Anna está en contacto permanente con Leo, que ahora mismo se encuentra en la ciudad de Leópolis, donde vive con otras seis personas. Es consciente de que no lo verá durante los próximos tres meses, el tiempo que, en principio, está en vigor el decreto militar, pero poco le importa. «Solo deseo que esté vivo, no importa dónde», confiesa. De momento él, como no tiene experiencia militar, «no sabe coger un arma», está dedicado a otras funciones, recogiendo ayuda humanitaria y repartiéndola entre los que la necesitan, aunque sabe que en cualquier momento lo pueden llamar.

Su ciudad ya no existe

Por suerte, Anna y Leo no se encontraban en su casa cuando estalló la guerra. A día de hoy, la ciudad en la que residían en un piso de alquiler, Irpín, ya no existe. Los edificios han quedado reducidos a escombros. Anna llora al pensar que solo tiene lo puesto. Atrás quedaron sus pertenencias, sus recuerdos, su documentación, su dinero... «No tenemos sitio donde volver. Nuestra casa no existe. Solo tengo lo que llevé para pasar dos días», se lamenta. Las bombas caen en edificios residenciales casi por azar. «En el que vive mi madre en Kiev todavía está, pero justo el de al lado, no», explica Anna, de 30 años, que trabajaba en la empresa más importante de telefonía del país, donde era directora de márketing digital y contaba con 20 personas a su cargo. «Hay un compañero del que no tenemos noticias, no tiene conexión desde el día 28, así que entendemos que le ha podido pasar algo. Otra chica de mi equipo está en un barrio de Kiev con un bebé de siete meses y está rodeada de escombros, no tiene ni para comer ni forma de salir de allí, porque la carretera está cortada», cuenta Anna.

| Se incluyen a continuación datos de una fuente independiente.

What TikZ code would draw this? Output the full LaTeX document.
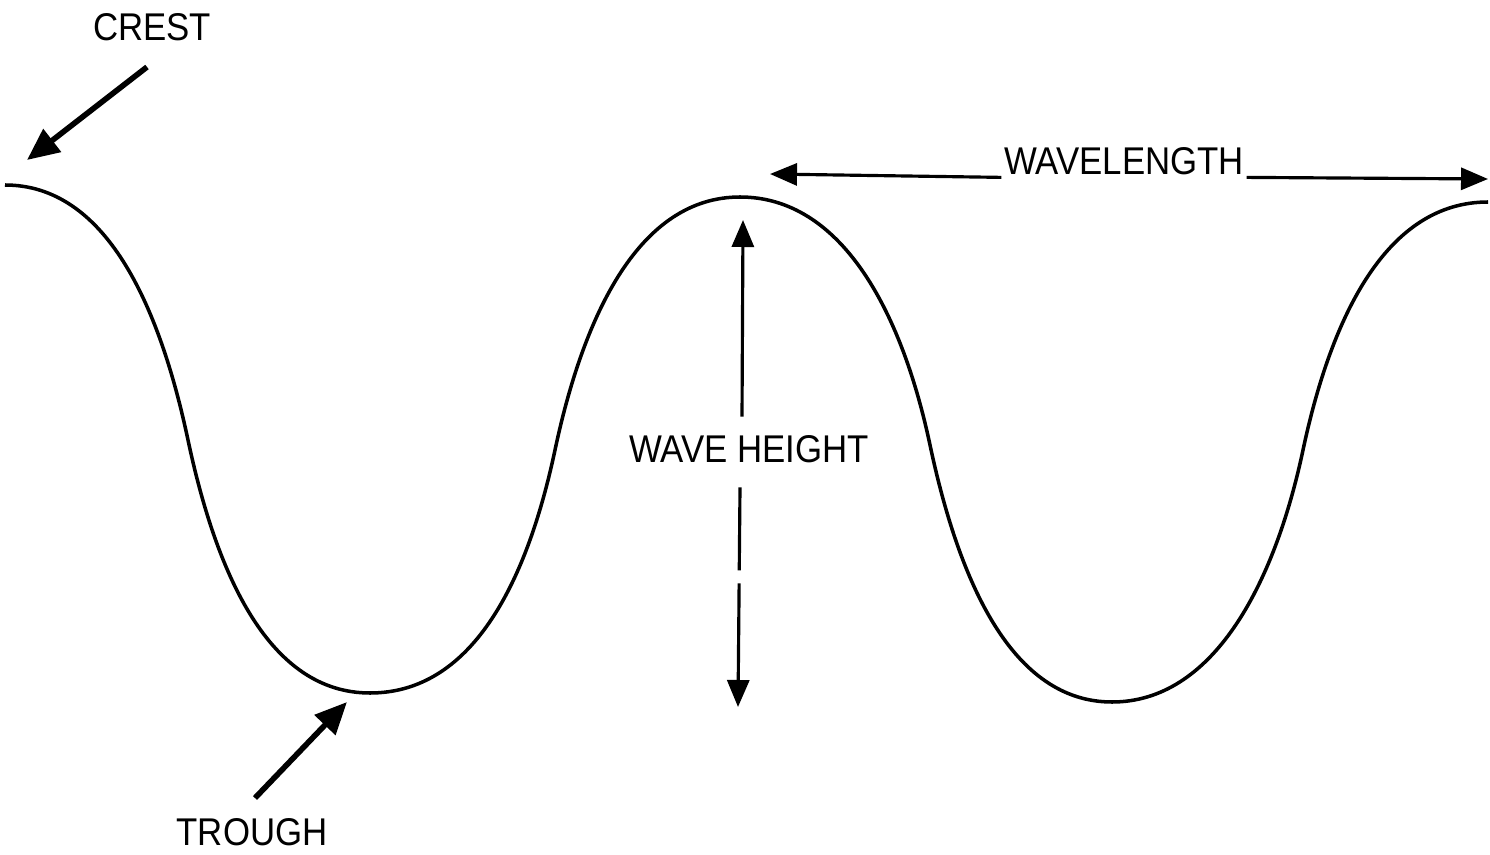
\documentclass[tikz,border=0pt]{standalone}
\usepackage{fontspec}
\setmainfont[FakeStretch=0.9]{Liberation Sans}
\usetikzlibrary{arrows.meta, positioning}

\begin{document}
\begin{tikzpicture}[
    >={Triangle[length=0.27cm, width=0.22cm]},
    tag/.style={inner sep=0pt, font=\fontsize{11}{13}\selectfont},
    wave/.style={draw, line width=1pt},
    pointer/.style={draw, ->, line width=1.6pt, >={Triangle[length=0.32cm, width=0.28cm]}},
    dimline/.style={draw, ->, line width=0.9pt}
  ]
    \useasboundingbox (0,0) rectangle (14.90,8.54);

    \coordinate (crest1) at (0.05,6.69);
    \coordinate (infl1) at (1.88,4.14);
    \coordinate (trough1) at (3.70,1.61);
    \coordinate (infl2) at (5.55,4.04);
    \coordinate (crest2) at (7.40,6.57);
    \coordinate (infl3) at (9.30,4.09);
    \coordinate (trough2) at (11.12,1.52);
    \coordinate (infl4) at (13.03,4.04);
    \coordinate (crest3) at (14.88,6.52);
    \draw[wave] (crest1) .. controls +(1.0,0) and +(102:1.4) .. (infl1)
                         .. controls +(-78:1.4) and +(-1.0,0) .. (trough1)
                         .. controls +(1.0,0) and +(258:1.4) .. (infl2)
                         .. controls +(78:1.4) and +(-1.0,0) .. (crest2)
                         .. controls +(1.0,0) and +(102:1.4) .. (infl3)
                         .. controls +(-78:1.4) and +(-1.0,0) .. (trough2)
                         .. controls +(1.0,0) and +(258:1.4) .. (infl4)
                         .. controls +(78:1.4) and +(-1.0,0) .. (crest3);

    \node (crest) [tag] at (1.52,8.27) {CREST};
    \coordinate (crest_tail) at (1.47,7.87);
    \coordinate (crest_tip) at (0.27,6.94);
    \draw[pointer] (crest_tail) -- (crest_tip);

    \node (trough) [tag] at (2.52,0.22) {TROUGH};
    \coordinate (trough_tail) at (2.55,0.56);
    \coordinate (trough_tip) at (3.47,1.52);
    \draw[pointer] (trough_tail) -- (trough_tip);

    \node (wavelength) [tag, inner sep=0.02cm] at (11.24,6.93) {WAVELENGTH};
    \coordinate (wl_left) at (7.70,6.80);
    \coordinate (wl_right) at (14.88,6.75);
    \draw[dimline] (wavelength.south west) -- (wl_left);
    \draw[dimline] (wavelength.south east) -- (wl_right);

    \node (waveheight) [tag, inner sep=0.18cm] at (7.49,4.05) {WAVE HEIGHT};
    \coordinate (wh_top) at (7.43,6.34);
    \coordinate (wh_bottom) at (7.38,1.47);
    \draw[dimline] ([xshift=-0.07cm]waveheight.north) -- (wh_top);
    \draw[dimline, dash pattern=on 0.83cm off 0.13cm on 3cm] ([xshift=-0.09cm, yshift=-0.06cm]waveheight.south) -- (wh_bottom);
\end{tikzpicture}
\end{document}
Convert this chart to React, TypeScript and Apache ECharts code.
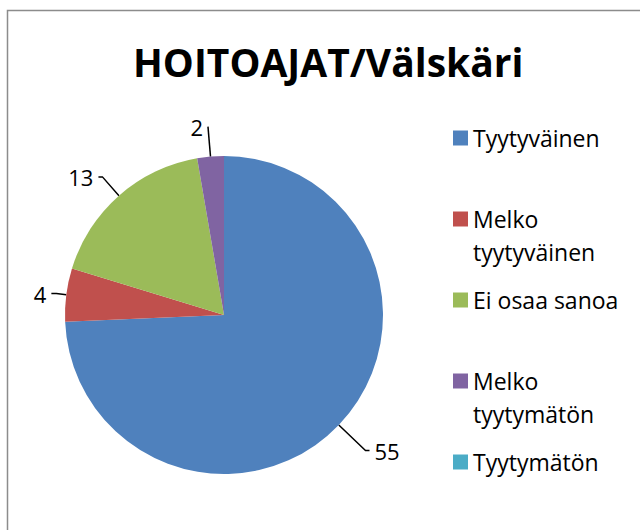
import React, { useEffect, useRef } from "react";
import * as echarts from "echarts";

const titleText = "HOITOAJAT/Välskäri";
const categories = ["Tyytyväinen", "Melko tyytyväinen", "Ei osaa sanoa", "Melko tyytymätön", "Tyytymätön"];
const legendTexts = ["Tyytyväinen", "\nMelko\ntyytyväinen", "Ei osaa sanoa", "\nMelko\ntyytymätön", "Tyytymätön"];
const values = [55, 4, 13, 2, 0];
const colors = ["#4F81BD", "#C0504D", "#9BBB59", "#8064A2", "#4BACC6"];
// leader line styling per slice (radial length, horizontal length)
const leaderLen = [37, 10, 25, 30, 0];
const leaderLen2 = [4, 5, 4, 0, 0];

const FONT = "'Open Sans', 'Noto Sans', sans-serif";

export default function App() {
  const ref = useRef<HTMLDivElement>(null);
  useEffect(() => {
    if (!ref.current) return;
    const chart = echarts.init(ref.current, undefined, { renderer: "svg" });
    const data = categories.map((name, i) => {
      const item: any = {
        name,
        value: values[i],
        itemStyle: { color: colors[i] },
        labelLine: { length: leaderLen[i], length2: leaderLen2[i] },
      };
      if (values[i] === 0) {
        item.label = { show: false };
        item.labelLine = { show: false };
      }
      return item;
    });
    chart.setOption({
      animation: false,
      backgroundColor: "#ffffff",
      title: {
        text: titleText,
        left: 133,
        top: 42,
        padding: 0,
        textStyle: { fontFamily: FONT, fontWeight: "bold", fontSize: 39, color: "#000" },
      },
      graphic: [
        {
          type: "rect",
          z: -10,
          silent: true,
          shape: { x: 7.5, y: 10.5, width: 700, height: 600 },
          style: { fill: "none", stroke: "#8c8c8c", lineWidth: 1.5 },
        },
      ],
      legend: {
        orient: "vertical",
        left: 453,
        top: 121.5,
        padding: 0,
        itemWidth: 15,
        itemHeight: 15,
        itemGap: 15,
        icon: "rect",
        selectedMode: false,
        data: categories,
        formatter: (name: string) => legendTexts[categories.indexOf(name)],
        textStyle: { fontFamily: FONT, fontSize: 23, lineHeight: 33, color: "#000" },
      },
      series: [
        {
          type: "pie",
          center: [224, 315],
          radius: 159,
          startAngle: 90,
          clockwise: true,
          data,
          itemStyle: { borderWidth: 0 },
          label: {
            show: true,
            position: "outside",
            formatter: "{c}",
            fontFamily: FONT,
            fontSize: 22,
            color: "#000",
          },
          labelLine: {
            show: true,
            lineStyle: { color: "#000", width: 1.5 },
          },
          emphasis: { disabled: true },
        },
      ],
    });
    return () => chart.dispose();
  }, []);
  return (
    <div
      ref={ref}
      style={{ position: "fixed", left: 0, top: 0, width: 640, height: 530 }}
    />
  );
}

«Solo pido que nos ayuden —interrumpe Anna—, que nos den armas, que cierren el espacio aéreo, porque la población civil de Ucrania se ha convertido en un escudo de protección para la Unión Europa. Las mujeres, los niños... están muriendo, y mientras Putin ya está amenazando con armas nucleares».

Antes del 24 de febrero, su vida era normal, tan normal como para irse de escapada un fin de semana sin pensar que estallaría la guerra. «Nadie podía creer que iba a pasar porque somos gente civilizada. Ahora solo deseo que sea una pesadilla».